> **DATA FOR THE TASK**
------
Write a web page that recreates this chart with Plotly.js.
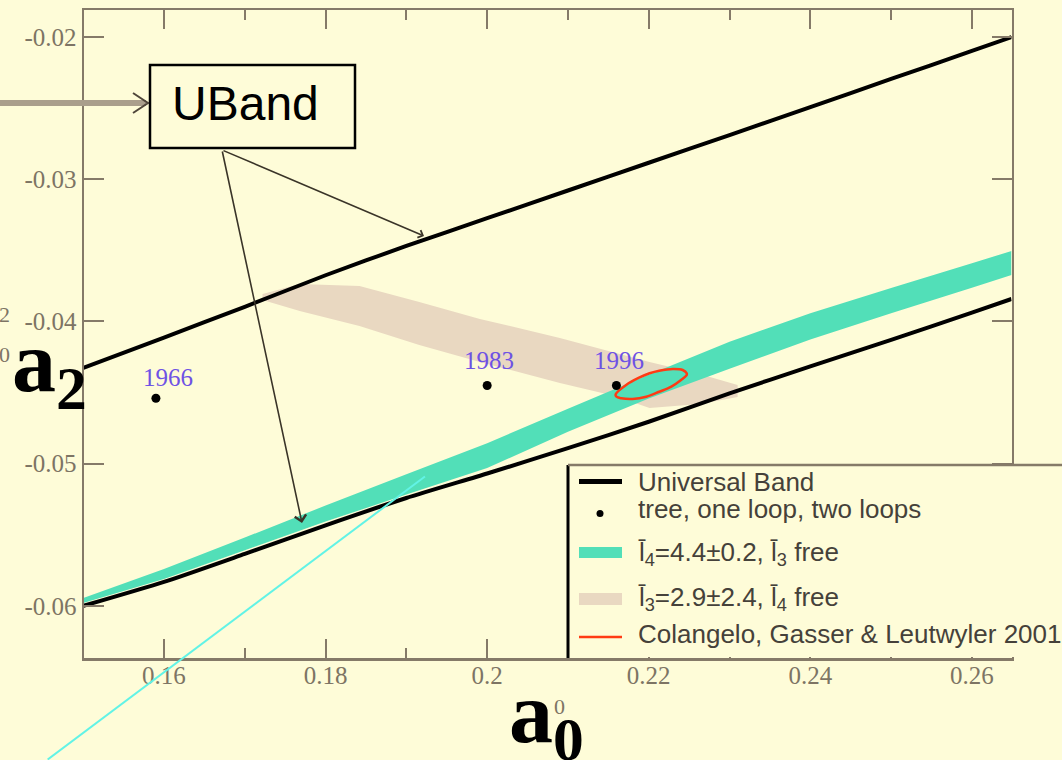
------
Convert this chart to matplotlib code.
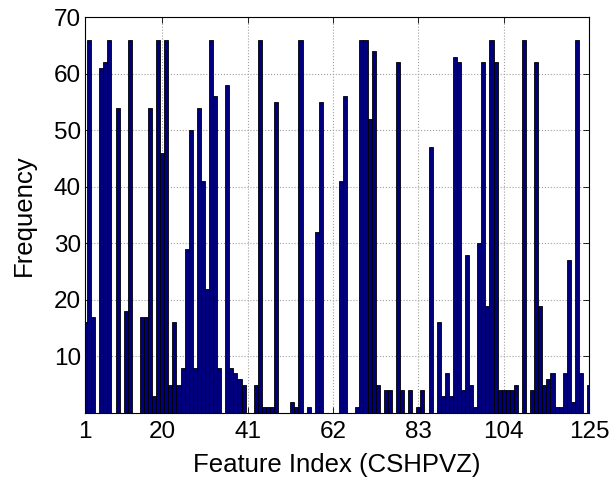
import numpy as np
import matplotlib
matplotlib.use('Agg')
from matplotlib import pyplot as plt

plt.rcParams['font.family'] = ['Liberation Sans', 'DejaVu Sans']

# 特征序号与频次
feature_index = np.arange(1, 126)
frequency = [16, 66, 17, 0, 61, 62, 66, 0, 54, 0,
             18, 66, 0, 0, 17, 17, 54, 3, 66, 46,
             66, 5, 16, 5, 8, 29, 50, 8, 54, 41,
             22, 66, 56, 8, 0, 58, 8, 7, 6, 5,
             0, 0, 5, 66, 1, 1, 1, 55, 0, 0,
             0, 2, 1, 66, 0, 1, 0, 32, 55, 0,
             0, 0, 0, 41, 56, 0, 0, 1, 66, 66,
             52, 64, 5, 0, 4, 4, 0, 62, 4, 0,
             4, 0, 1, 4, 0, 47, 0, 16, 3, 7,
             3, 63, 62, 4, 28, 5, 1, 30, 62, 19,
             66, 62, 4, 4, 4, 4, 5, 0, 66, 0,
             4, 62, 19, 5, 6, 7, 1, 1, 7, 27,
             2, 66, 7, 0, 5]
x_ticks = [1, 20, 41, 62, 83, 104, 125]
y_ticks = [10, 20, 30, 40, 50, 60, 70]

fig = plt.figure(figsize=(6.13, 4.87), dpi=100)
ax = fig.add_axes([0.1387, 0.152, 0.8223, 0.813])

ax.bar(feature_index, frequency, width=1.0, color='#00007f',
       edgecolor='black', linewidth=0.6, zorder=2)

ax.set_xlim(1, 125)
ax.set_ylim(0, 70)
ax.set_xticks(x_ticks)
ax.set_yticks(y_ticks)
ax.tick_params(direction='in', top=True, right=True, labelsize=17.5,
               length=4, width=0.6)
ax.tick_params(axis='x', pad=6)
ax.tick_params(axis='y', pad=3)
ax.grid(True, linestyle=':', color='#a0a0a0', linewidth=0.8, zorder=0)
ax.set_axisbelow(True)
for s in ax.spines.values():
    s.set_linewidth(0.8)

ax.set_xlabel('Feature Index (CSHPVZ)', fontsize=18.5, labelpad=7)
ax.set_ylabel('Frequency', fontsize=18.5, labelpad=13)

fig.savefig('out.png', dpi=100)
------
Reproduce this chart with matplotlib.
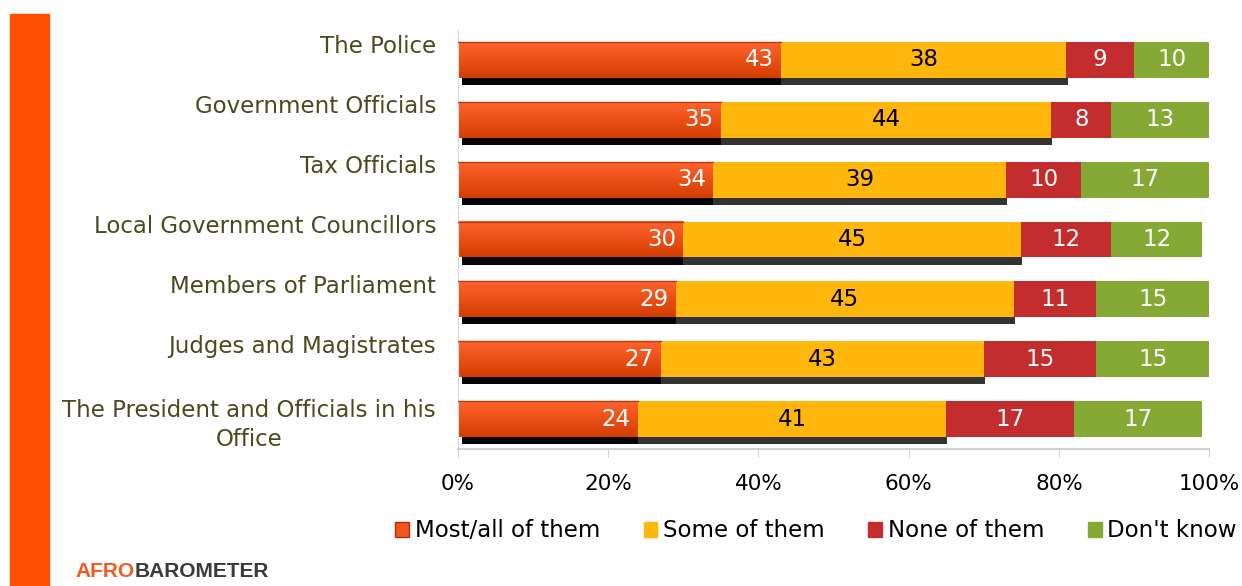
------
> **EXERCISE AIM**
Keep to the stretch from the line containing "Convert this chart to matplotlib code." through the line containing "plt.rcParams['font.family'] = ['Liberation", both ends included, and copy it exactly from the listing above, minus the pictures.

> **RESULT OF THE TASK**
Convert this chart to matplotlib code.
import numpy as np
import matplotlib
matplotlib.use('Agg')
from matplotlib import pyplot as plt

plt.rcParams['font.family'] = ['Liberation Sans', 'DejaVu Sans']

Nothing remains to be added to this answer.